Search code examples
rxmlxml2

R: Extract XML node values into Data Frame from deeply nested XML file


I am trying to extract the list of ingredients from a xml FDA label in their database. Somehow I can't get the getNodeSet function to produce the appropriate list of nodes.

Question: How do I fix the code to be able to extract the values of the ingredient names.

This is the code that doesn't work, which breaks at the getNodeSet function, giving a 0 length list. I tried the [graciously proposed] solution on this answer (flatten xml), and many others with no luck.

library(XML)
URL <- "http://www.accessdata.fda.gov/spl/data/e9b9a189-d9e3-42e3-b41c-846a94ebeb37/e9b9a189-d9e3-42e3-b41c-846a94ebeb37.xml"
xmlDocu <- xmlParse(URL)
xmlIngredients <- getNodeSet(xmlDocu, "//ingredient/ingredientSubstance/name")
Ingredients <- xmlSApply(xmlIngredients, function(x) xmlSApply(x, xmlValue))
dfIngredients <- data.frame(t(Ingredients),row.names=NULL)

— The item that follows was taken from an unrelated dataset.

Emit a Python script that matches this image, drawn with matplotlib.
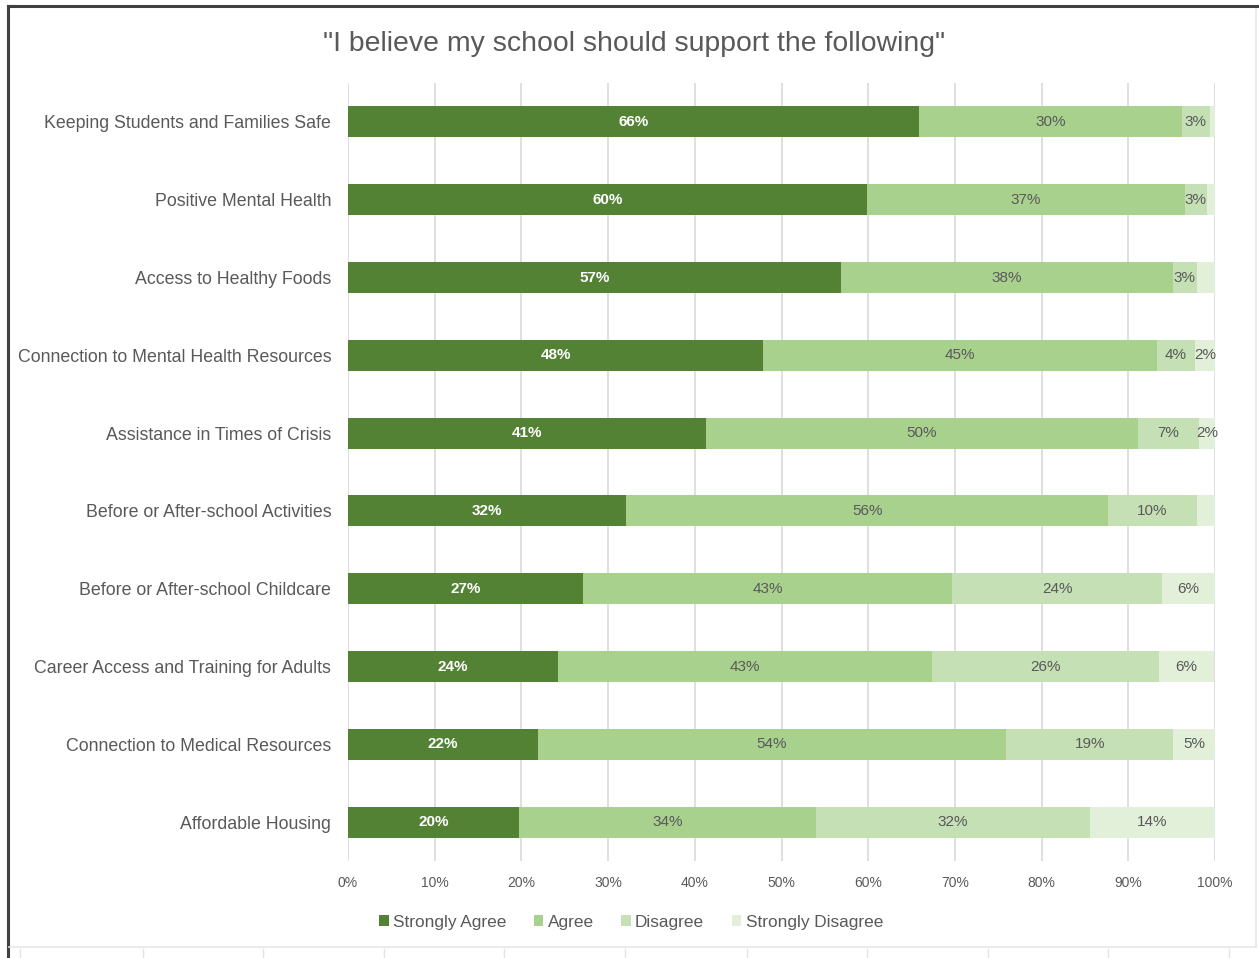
"""Stacked 100% bar chart: survey on what schools should support."""

import matplotlib
matplotlib.use("Agg")
import matplotlib.pyplot as plt
from matplotlib.lines import Line2D
import numpy as np

plt.rcParams["font.family"] = ["Liberation Sans", "DejaVu Sans"]

categories = [
    "Keeping Students and Families Safe",
    "Positive Mental Health",
    "Access to Healthy Foods",
    "Connection to Mental Health Resources",
    "Assistance in Times of Crisis",
    "Before or After-school Activities",
    "Before or After-school Childcare",
    "Career Access and Training for Adults",
    "Connection to Medical Resources",
    "Affordable Housing",
]
series = ["Strongly Agree", "Agree", "Disagree", "Strongly Disagree"]

strongly_agree = [65.9, 59.9, 56.9, 47.9, 41.3, 32.1, 27.1, 24.2, 21.9, 19.7]
agree = [30.3, 36.6, 38.2, 45.4, 49.8, 55.6, 42.6, 43.2, 54.0, 34.3]
disagree = [3.2, 2.6, 2.8, 4.4, 7.1, 10.2, 24.2, 26.1, 19.3, 31.6]
strongly_disagree = [0.6, 0.9, 2.1, 2.3, 1.8, 2.1, 6.1, 6.4, 4.8, 14.4]

# segments whose data label is not shown: (row, series index)
hidden_labels = {(0, 3), (1, 3), (2, 3), (5, 3)}

colors = ["#548235", "#A9D18E", "#C5E0B4", "#E2F0D9"]
label_colors = ["white", "#595959", "#595959", "#595959"]
grey = "#595959"

W, H = 1259, 958
fig = plt.figure(figsize=(W / 100, H / 100), dpi=100)

# outer frame and faint sheet gridlines around the chart object
fig.add_artist(Line2D([8 / W, 8 / W], [0, 1 - 6 / H], color="#404040", lw=2.2))
fig.add_artist(Line2D([8 / W, 1], [1 - 6 / H, 1 - 6 / H], color="#404040", lw=2.2))
fig.add_artist(Line2D([9 / W, 1256 / W], [1 - 947 / H, 1 - 947 / H], color="#E8E8E8", lw=1.2))
fig.add_artist(Line2D([1256 / W, 1256 / W], [1 - 947 / H, 1 - 9 / H], color="#E8E8E8", lw=1.2))
for gx in [20, 143, 263, 384, 504, 625, 747, 867, 988, 1108, 1229]:
    fig.add_artist(Line2D([gx / W, gx / W], [0, 1 - 949 / H], color="#E4E4E4", lw=1))

ax = fig.add_axes([348 / W, 1 - 861 / H, (1215 - 348) / W, (861 - 83) / H])

data = np.array([strongly_agree, agree, disagree, strongly_disagree])
y = np.arange(len(categories))
left = np.zeros(len(categories))
for k, name in enumerate(series):
    vals = data[k]
    ax.barh(y, vals, left=left, height=0.4, color=colors[k], label=name, zorder=3)
    for i, v in enumerate(vals):
        if (i, k) in hidden_labels:
            continue
        ax.text(left[i] + v / 2, y[i], f"{v:.0f}%", ha="center", va="center",
                fontsize=11, color=label_colors[k],
                fontweight="bold" if k == 0 else "normal", zorder=4)
    left += vals

ax.set_xlim(0, 100)
ax.set_ylim(len(categories) - 0.5, -0.5)
ax.set_yticks(y)
ax.set_yticklabels(categories, fontsize=12.8, color=grey)
ax.set_xticks(np.arange(0, 101, 10))
ax.set_xticklabels([f"{t}%" for t in range(0, 101, 10)], fontsize=10, color=grey)
ax.tick_params(axis="both", length=0)
ax.tick_params(axis="y", pad=12)
ax.tick_params(axis="x", pad=11)
ax.grid(axis="x", color="#D9D9D9", lw=1.2, zorder=0)
for s in ax.spines.values():
    s.set_visible(False)

fig.text(634 / W, 1 - 44 / H, '"I believe my school should support the following"',
         ha="center", va="center", fontsize=20.4, color=grey)

handles, labels = ax.get_legend_handles_labels()
fig.legend(handles, labels, loc="center", bbox_to_anchor=(631 / W, 1 - 922 / H),
           ncol=4, frameon=False, fontsize=12.4, handlelength=0.55, handleheight=0.55,
           handletextpad=0.25, columnspacing=1.6, labelcolor=grey)

fig.savefig("out.png", dpi=100)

This is what a portion interest from the deeply nested xml file looks like:

              <ingredient classCode="ACTIB">
                   <quantity>
                      <numerator value="160" unit="mg"/>
                      <denominator value="5" unit="mL"/>
                   </quantity>
                   <ingredientSubstance>
                      <code code="362O9ITL9D" codeSystem="2.16.840.1.113883.4.9"/>
                      <name>Acetaminophen</name>
                      <activeMoiety>
                         <activeMoiety>
                            <code code="362O9ITL9D" codeSystem="2.16.840.1.113883.4.9"/>
                            <name>acetaminophen</name>
                         </activeMoiety>
                      </activeMoiety>
                   </ingredientSubstance>
                </ingredient>
                <ingredient classCode="IACT">
                   <ingredientSubstance>
                      <code code="3QPI1U3FV8" codeSystem="2.16.840.1.113883.4.9"/>
                      <name>BUTYLPARABEN</name>
                   </ingredientSubstance>
                </ingredient>

Solution

  • I believe your problem is related to the namespaces defined in the xml file. The are a couple ways of dealing with this problem. What I prefer is to use xml2 package and strip out the namespaces and then parse the file:

    library(xml2)
    
    URL <- "http://www.accessdata.fda.gov/spl/data/e9b9a189-d9e3-42e3-b41c-846a94ebeb37/e9b9a189-d9e3-42e3-b41c-846a94ebeb37.xml"
    xmlDocu <- read_xml(URL)
    #find namespace
    ns<-xml_ns(xmlDocu)
    
    #I find it easier to strip the name space and use accordingly
    xml_ns_strip(xmlDocu)
    xml_find_all(xmlDocu, "//ingredient")
    xml_text(xml_find_all(xmlDocu, "//ingredient/ingredientSubstance/name"))
    

    I find the syntax of the rvest and xml2 easier to use then the XML package.